Buckley’s intellectual stand had won. Facts and argument had given way to an ideology premised on Christianity and the idea of economic individualism. As Movement Conservatives took over the Republican Party, that ideology worked its way deep into our political system. It has given us, for example, a senator claiming words he spoke on the Senate floor were “not intended to be a factual statement.” It has given us “dynamic scoring,” a rule changing the way the nonpartisan Congressional Budget Office estimates the economic impact of tax cuts, to reinforce the idea that cuts fuel economic growth despite the visibly disastrous effects of recent tax cuts on states such as Kansas. And it has given us attempts in Oklahoma, Texas, North Carolina and Colorado to discard the A.P. U.S. History framework and dictate that students learn instead the Movement Conservatives’ skewed version of the nation’s history. Politicians have always spun information to advance their own policies. The practice infuriates partisans but it reflects the Enlightenment idea of progress through reasoned argument. Movement Conservatives’ insistence on their own version of reality, in defiance of facts, is something different altogether.
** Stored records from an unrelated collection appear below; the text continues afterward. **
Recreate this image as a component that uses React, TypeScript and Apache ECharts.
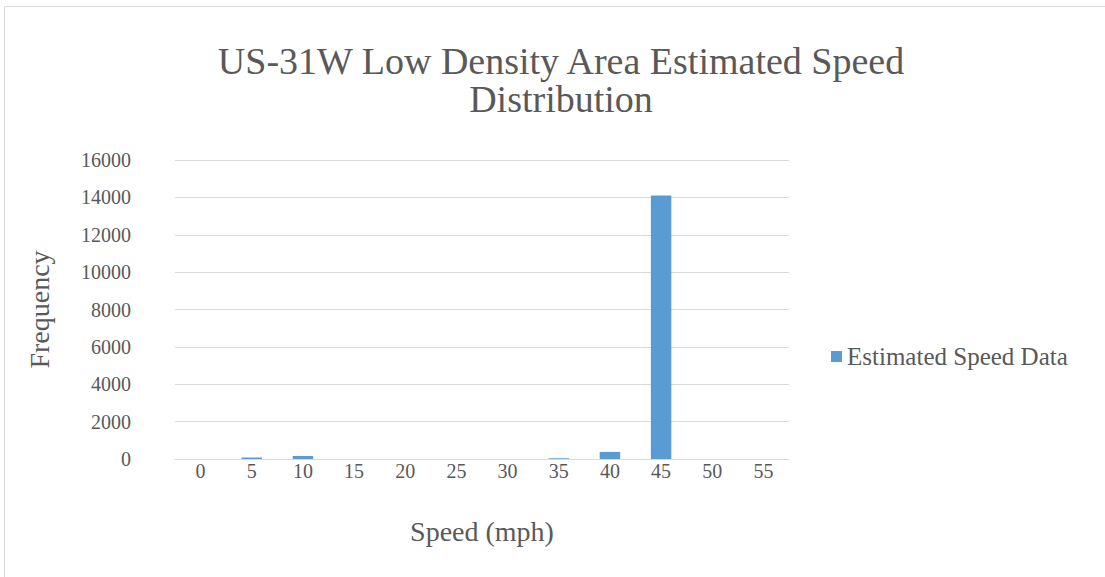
import React, { useEffect, useRef } from "react";
import * as echarts from "echarts";

const categories = ["0", "5", "10", "15", "20", "25", "30", "35", "40", "45", "50", "55"];
const frequency = [0, 80, 160, 0, 0, 0, 0, 40, 380, 14100, 0, 0];
const seriesName = "Estimated Speed Data";
const titleText = "US-31W Low Density Area Estimated Speed\nDistribution";
const xAxisName = "Speed (mph)";
const yAxisName = "Frequency";

const FONT = "'Liberation Serif', 'DejaVu Serif', serif";
const TEXT = "#595959";

export default function App() {
  const ref = useRef<HTMLDivElement>(null);
  useEffect(() => {
    if (!ref.current) return;
    const chart = echarts.init(ref.current, undefined, { renderer: "svg" });
    chart.setOption({
      animation: false,
      backgroundColor: "#ffffff",
      textStyle: { fontFamily: FONT, color: TEXT },
      title: {
        text: titleText,
        left: 556,
        textAlign: "center",
        top: 37,
        textStyle: { fontFamily: FONT, fontSize: 38, fontWeight: "normal", color: TEXT, lineHeight: 38 },
      },
      legend: {
        orient: "vertical",
        left: 826,
        top: 339,
        itemWidth: 11,
        itemHeight: 11,
        itemGap: 6,
        icon: "rect",
        textStyle: { fontFamily: FONT, fontSize: 25, color: TEXT },
        data: [seriesName],
      },
      graphic: [
        {
          type: "rect",
          shape: { x: 4.5, y: 6.5, width: 1200, height: 700 },
          style: { fill: "none", stroke: "#D9D9D9", lineWidth: 1 },
          silent: true,
        },
      ],
      grid: { left: 175, right: 316, top: 160, bottom: 118, containLabel: false },
      xAxis: {
        type: "category",
        data: categories,
        name: xAxisName,
        nameLocation: "middle",
        nameGap: 58,
        nameTextStyle: { fontFamily: FONT, fontSize: 28, color: TEXT },
        axisLine: { show: true, lineStyle: { color: "#D9D9D9", width: 1 } },
        axisTick: { show: false },
        axisLabel: { fontFamily: FONT, fontSize: 20, color: TEXT, margin: 2 },
      },
      yAxis: {
        type: "value",
        min: 0,
        max: 16000,
        interval: 2000,
        name: yAxisName,
        nameLocation: "middle",
        nameGap: 122,
        nameRotate: 90,
        nameTextStyle: { fontFamily: FONT, fontSize: 28, color: TEXT },
        axisLine: { show: false },
        axisTick: { show: false },
        axisLabel: {
          fontFamily: FONT,
          fontSize: 20,
          color: TEXT,
          margin: 44,
          formatter: (v: number) => String(v),
        },
        splitLine: { lineStyle: { color: "#D9D9D9", width: 1 } },
      },
      series: [
        {
          name: seriesName,
          type: "bar",
          data: frequency,
          barCategoryGap: "60%",
          itemStyle: { color: "#5B9BD5" },
        },
      ],
    });
    return () => chart.dispose();
  }, []);
  return (
    <div style={{ position: "fixed", left: 0, top: 0, width: 1105, height: 577, background: "#fff" }}>
      <div ref={ref} style={{ width: 1105, height: 577 }} />
    </div>
  );
}
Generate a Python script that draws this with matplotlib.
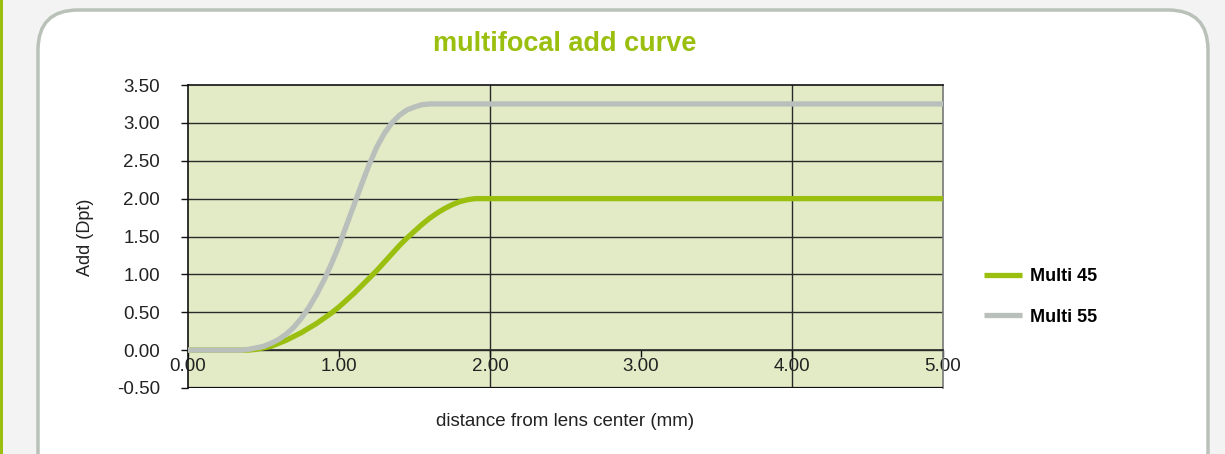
import matplotlib
matplotlib.use('Agg')
import matplotlib.pyplot as plt
from matplotlib.patches import FancyBboxPatch, Rectangle

plt.rcParams['font.family'] = ['Liberation Sans', 'DejaVu Sans']

GREEN = '#9abf0f'
GREY = '#b9bfbb'

dist = [0.0, 0.05, 0.1, 0.15, 0.2, 0.25, 0.3, 0.35, 0.4, 0.45, 0.5, 0.55,
        0.6, 0.65, 0.7, 0.75, 0.8, 0.85, 0.9, 0.95, 1.0, 1.05, 1.1, 1.15,
        1.2, 1.25, 1.3, 1.35, 1.4, 1.45, 1.5, 1.55, 1.6, 1.65, 1.7, 1.75,
        1.8, 1.85, 1.9, 1.95, 2.0, 3.0, 4.0, 5.0]
multi45 = [0.0, 0.0, 0.0, 0.0, 0.0, 0.0, 0.0, 0.0, 0.0, 0.01, 0.03, 0.05,
           0.09, 0.13, 0.18, 0.23, 0.29, 0.35, 0.42, 0.49, 0.57, 0.66, 0.75,
           0.85, 0.95, 1.05, 1.16, 1.27, 1.38, 1.48, 1.57, 1.66, 1.74, 1.81,
           1.87, 1.92, 1.96, 1.985, 2.0, 2.0, 2.0, 2.0, 2.0, 2.0]
multi55 = [0.0, 0.0, 0.0, 0.0, 0.0, 0.0, 0.0, 0.0, 0.01, 0.03, 0.05, 0.09,
           0.14, 0.21, 0.30, 0.42, 0.56, 0.73, 0.92, 1.14, 1.38, 1.65, 1.92,
           2.19, 2.45, 2.68, 2.86, 3.0, 3.10, 3.17, 3.21, 3.24, 3.25, 3.25,
           3.25, 3.25, 3.25, 3.25, 3.25, 3.25, 3.25, 3.25, 3.25, 3.25]
series_names = ['Multi 45', 'Multi 55']
yticks = [-0.5, 0.0, 0.5, 1.0, 1.5, 2.0, 2.5, 3.0, 3.5]
xticks = [0, 1, 2, 3, 4, 5]

W, H = 1225, 454
fig = plt.figure(figsize=(W / 100, H / 100), dpi=100)
fig.patch.set_facecolor('#f2f3f2')

# rounded white panel and left green strip
fig.patches.append(FancyBboxPatch(
    (38, -60), 1170, H - 10 + 60, boxstyle='round,pad=0,rounding_size=40',
    transform=None, facecolor='white', edgecolor='#b9c1b9', linewidth=2.5,
    zorder=-10))
fig.patches.append(Rectangle((0, 0), 2.5, H, transform=None,
                             facecolor=GREEN, edgecolor='none', zorder=-10))

ax = fig.add_axes([188 / W, 66 / H, 755 / W, 303 / H])
ax.set_zorder(5)
ax.set_facecolor('#e3eac6')

for yv in yticks[1:-1]:
    ax.axhline(yv, color='#2a2a2a', lw=1.0, zorder=1)
for xv in (2, 4):
    ax.axvline(xv, color='#2a2a2a', lw=1.0, zorder=1)

ax.plot(dist, multi45, color=GREEN, lw=3.8, label=series_names[0],
        solid_capstyle='butt', solid_joinstyle='round', zorder=3)
ax.plot(dist, multi55, color=GREY, lw=3.8, label=series_names[1],
        solid_capstyle='butt', solid_joinstyle='round', zorder=3)

ax.set_xlim(0, 5)
ax.set_ylim(-0.5, 3.5)
ax.set_yticks(yticks)
ax.set_yticklabels(['%.2f' % v for v in yticks])
ax.set_xticks(xticks)
ax.set_xticklabels(['%.2f' % v for v in xticks])

ax.spines['bottom'].set_position(('data', 0))
ax.spines['bottom'].set_color('#2a2a2a')
ax.spines['left'].set_color('#111111')
ax.spines['top'].set_color('#111111')
ax.spines['right'].set_color('#777777')
ax.axhline(-0.5, color='#111111', lw=1.6, zorder=4)
for sp in ax.spines.values():
    sp.set_linewidth(1.2)

ax.tick_params(axis='y', direction='out', length=5, width=1, pad=15,
               labelsize=13.5, colors='#111111', labelcolor='#222222')
ax.tick_params(axis='x', direction='out', length=5, width=1, pad=1,
               labelsize=13.5, colors='#111111', labelcolor='#222222')

fig.text(565 / W, 1 - 44 / H, 'multifocal add curve', color=GREEN,
         fontsize=19.5, fontweight='bold', ha='center', va='center')
fig.text(85 / W, 1 - 237 / H, 'Add (Dpt)', rotation=90, fontsize=13,
         color='#222222', ha='center', va='center')
fig.text(565 / W, 1 - 422 / H, 'distance from lens center (mm)',
         fontsize=13.5, color='#222222', ha='center', va='center')

fig.legend(loc='upper left', bbox_to_anchor=(968 / W, 1 - 252 / H),
           frameon=False, handlelength=2.1, handletextpad=0.45,
           labelspacing=1.3, prop={'size': 13, 'weight': 'bold'})

fig.savefig('out.png', dpi=100, facecolor=fig.get_facecolor())
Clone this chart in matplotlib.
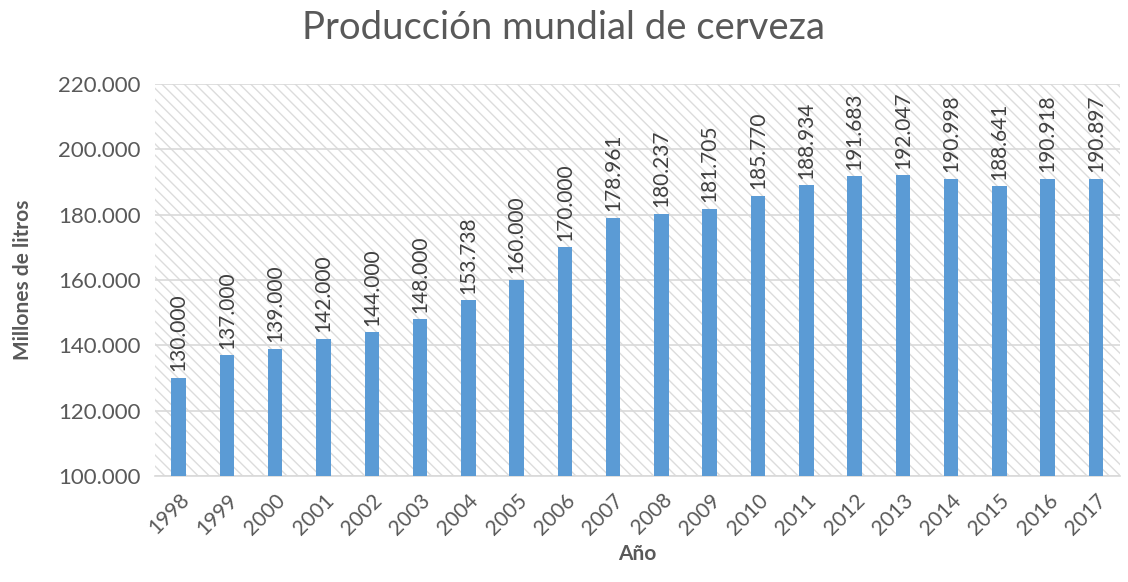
import numpy as np
import matplotlib.pyplot as plt
from matplotlib.patches import Rectangle

years = [str(y) for y in range(1998, 2018)]
values = [130000, 137000, 139000, 142000, 144000, 148000, 153738, 160000, 170000,
          178961, 180237, 181705, 185770, 188934, 191683, 192047, 190998, 188641,
          190918, 190897]
labels = ["130.000", "137.000", "139.000", "142.000", "144.000", "148.000", "153.738",
          "160.000", "170.000", "178.961", "180.237", "181.705", "185.770", "188.934",
          "191.683", "192.047", "190.998", "188.641", "190.918", "190.897"]
yticks = [100000, 120000, 140000, 160000, 180000, 200000, 220000]

plt.rcParams['font.family'] = ['Lato', 'DejaVu Sans']
plt.rcParams['hatch.linewidth'] = 1.0
txt = '#595959'

fig = plt.figure(figsize=(11.28, 5.82), dpi=100)
ax = fig.add_axes([0.137, 0.182, 0.856, 0.674])

# hatched plot background
ax.add_patch(Rectangle((0, 0), 1, 1, transform=ax.transAxes, facecolor='white',
                       edgecolor='#dcdcdc', linewidth=0, hatch='\\\\\\', zorder=0))

x = np.arange(len(years))
ax.bar(x, values, width=0.3, color='#5B9BD5', zorder=3)
for xi, v, lab in zip(x, values, labels):
    ax.text(xi, v + 2000, lab, rotation=90, ha='center', va='bottom',
            fontsize=15, color='#404040', zorder=4)

ax.set_ylim(100000, 220000)
ax.set_xlim(-0.5, len(years) - 0.5)
ax.set_yticks(yticks)
ax.set_yticklabels([f"{t // 1000}.000" for t in yticks], fontsize=16, color=txt)
ax.set_xticks(x)
ax.set_xticklabels(years, rotation=45, ha='right', rotation_mode='anchor',
                   fontsize=15, color=txt)
ax.tick_params(length=0, pad=10)
ax.grid(axis='y', color='#d9d9d9', linewidth=1.2, zorder=1)
for s in ['top', 'right', 'left']:
    ax.spines[s].set_visible(False)
ax.spines['bottom'].set_color('#d9d9d9')
ax.spines['bottom'].set_linewidth(1.2)

ax.set_ylabel('Millones de litros', fontsize=15, fontweight='bold', color=txt, labelpad=18)
ax.set_xlabel('Año', fontsize=15, fontweight='bold', color=txt, labelpad=4)
fig.text(0.5, 0.952, 'Producción mundial de cerveza', ha='center', va='center',
         fontsize=27.5, color=txt)

fig.savefig('out.png', dpi=100)
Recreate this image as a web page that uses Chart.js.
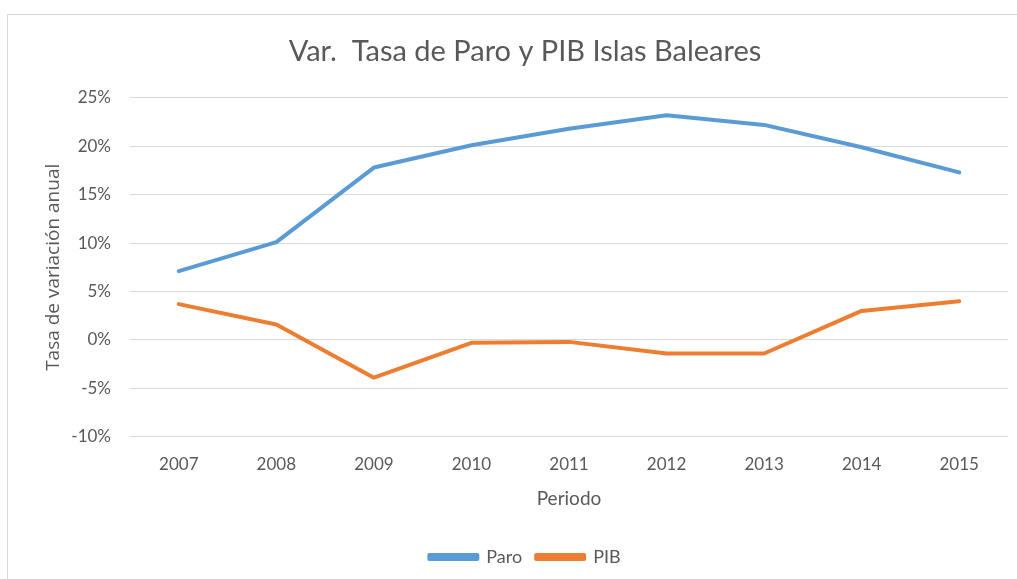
<!DOCTYPE html>
<html lang="es">
<head>
    <meta charset="UTF-8">
    <title>Var. Tasa de Paro y PIB Islas Baleares</title>
    <script src="https://cdn.jsdelivr.net/npm/chart.js"></script>
    <style>
        html, body { margin: 0; padding: 0; background: #fff; overflow: hidden; }
        .marco {
            position: absolute; left: 7px; top: 14px;
            width: 1100px; height: 700px;
            border: 1px solid #d9d9d9;
        }
        .grafico {
            position: absolute; left: 0; top: 0;
            width: 1017px; height: 579px;
        }
    </style>
</head>
<body>
    <div class="marco"></div>
    <div class="grafico">
        <canvas id="grafico_linea"></canvas>
    </div>
<script>
    // datos (% de variacion anual)
    var periodos = ['2007', '2008', '2009', '2010', '2011', '2012', '2013', '2014', '2015'];
    var paro = [7.1, 10.1, 17.8, 20.1, 21.8, 23.2, 22.2, 19.9, 17.3];
    var pib = [3.7, 1.6, -3.9, -0.3, -0.2, -1.4, -1.4, 3.0, 4.0];
    var ticksY = [-10, -5, 0, 5, 10, 15, 20, 25];

    var colorParo = '#5B9BD5';
    var colorPib = '#ED7D31';
    var colorTexto = '#595959';
    var fuente = 'Lato, "Open Sans", sans-serif';

    const chart = new Chart('grafico_linea', {
        type: 'line',
        data: {
            labels: periodos,
            datasets: [{
                label: 'Paro',
                data: paro,
                borderColor: colorParo,
                backgroundColor: colorParo,
                borderWidth: 4,
                pointRadius: 0,
                tension: 0,
                borderCapStyle: 'round',
                borderJoinStyle: 'round'
            }, {
                label: 'PIB',
                data: pib,
                borderColor: colorPib,
                backgroundColor: colorPib,
                borderWidth: 4,
                pointRadius: 0,
                tension: 0,
                borderCapStyle: 'round',
                borderJoinStyle: 'round'
            }]
        },
        options: {
            responsive: true,
            maintainAspectRatio: false,
            animation: false,
            layout: {
                padding: { left: 42, right: 9, top: 0, bottom: 3 }
            },
            plugins: {
                title: {
                    display: true,
                    text: 'Var.  Tasa de Paro y PIB Islas Baleares',
                    color: colorTexto,
                    font: { family: fuente, size: 29, weight: 'normal' },
                    padding: { top: 34, bottom: 29 }
                },
                legend: {
                    position: 'bottom',
                    labels: {
                        color: colorTexto,
                        font: { family: fuente, size: 18 },
                        boxWidth: 48,
                        boxHeight: 4,
                        padding: 14
                    }
                },
                tooltip: { enabled: false }
            },
            scales: {
                x: {
                    offset: true,
                    grid: { display: false },
                    border: { display: false },
                    ticks: {
                        color: colorTexto,
                        font: { family: fuente, size: 17 },
                        padding: 10
                    },
                    title: {
                        display: true,
                        text: 'Periodo',
                        color: colorTexto,
                        font: { family: fuente, size: 19 },
                        padding: { top: 2, bottom: 24 }
                    }
                },
                y: {
                    min: -10,
                    max: 25,
                    afterBuildTicks: function (escala) {
                        escala.ticks = ticksY.map(function (v) { return { value: v }; });
                    },
                    afterFit: function (escala) {
                        escala.width = 88;
                    },
                    grid: { color: '#d9d9d9', lineWidth: 1, drawTicks: false },
                    border: { display: false },
                    ticks: {
                        color: colorTexto,
                        font: { family: fuente, size: 17 },
                        padding: 19,
                        callback: function (v) { return v + '%'; }
                    },
                    title: {
                        display: true,
                        text: 'Tasa de variación anual',
                        color: colorTexto,
                        font: { family: '"Open Sans", sans-serif', size: 19 },
                        padding: 0
                    }
                }
            }
        }
    });
</script>
</body>
</html>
When Governor Walker replaced “the search for truth” with “meet the state’s workforce needs” in the charge to the University of Wisconsin, he did not make an error. He was articulating the principle that has driven Movement Conservatives since their earliest days: Facts and arguments can only lead Americans toward a government that regulates business and supports working Americans, and they must be squelched. The search for truth must be replaced by an ideology that preserves Christianity and big-business individualism. Religion and freedom for mega-business, Movement Conservatives insist, is what America is all about.


By Heather Cox Richardson

Heather Cox Richardson is the author of "To Make Men Free: A History of the Republican Party," amongst several other books, and a professor of history at Boston College.